Por la lejanía en el tiempo y la falta de registros, Fellowes se toma varias licencias respecto de la realidad. Así, llega a alterar fechas, equipos (Blackurn Rovers y Blackburn Olympics indiferenciados), resultados y hasta historias de vida. Por ejemplo, inventa un drama familiar alrededor de Suter, para conseguir una mayor empatía con el espectador y justificar su cambio de equipo, cuando la razón en la vida real fue mucho más sencilla: le iban a pagar más.
Otro de los puntos flojos es la recreación de los partidos. Adaptar el juego en la ficción siempre fue complicado, y es difícil que sea creíble. Los delanteros son muy hábiles y los que defienden muy torpes. Igualmente, la ventaja de la serie es que no hay registros visuales del fútbol a fines del siglo XIX, por lo que el relato se construye en forma de hipótesis. Las secuencias están filmadas con más cercanía a un episodio de Súper campeones que a un partido de fútbol actual.

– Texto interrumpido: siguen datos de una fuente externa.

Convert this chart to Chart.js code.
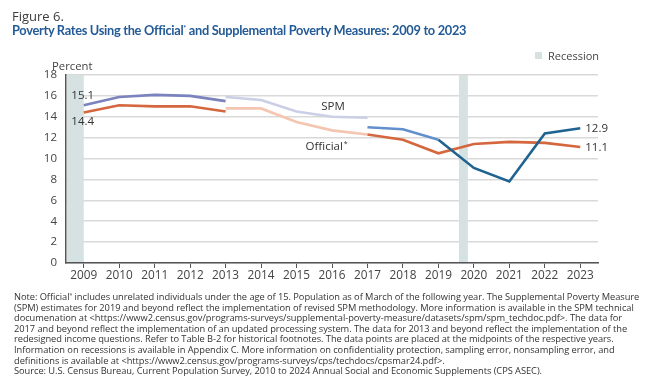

Nos encontramos con un deporte más cercano al rugby, por su violencia, en donde el espacio y la estrategia cobran importancia a partir de los pases aéreos de “Fergie” Suter, una clara evolución táctica escocesa respecto del atropellado y físico sistema inglés. Por fuera de eso, es curioso ver cómo el dueño del equipo, y el capitán dentro de la cancha, hacen las veces de entrenador.
En la sumatoria final, The english game no es más que una serie irregular que ofrece menos de lo que se esperaba. Tras un buen punto de partida, convive con altibajos de manera constante. Por eso, sólo nos queda la paradoja actual. La modernización, absorbida por la lógica del sistema, terminó perjudicando la competición y el entretenimiento. Sin regulación sobre las finanzas de los clubes (“fair play” financiero), los más ricos son los únicos que ganan torneos. Así, como sucede en el resto de la sociedad, las contradicciones vuelven a repetirse.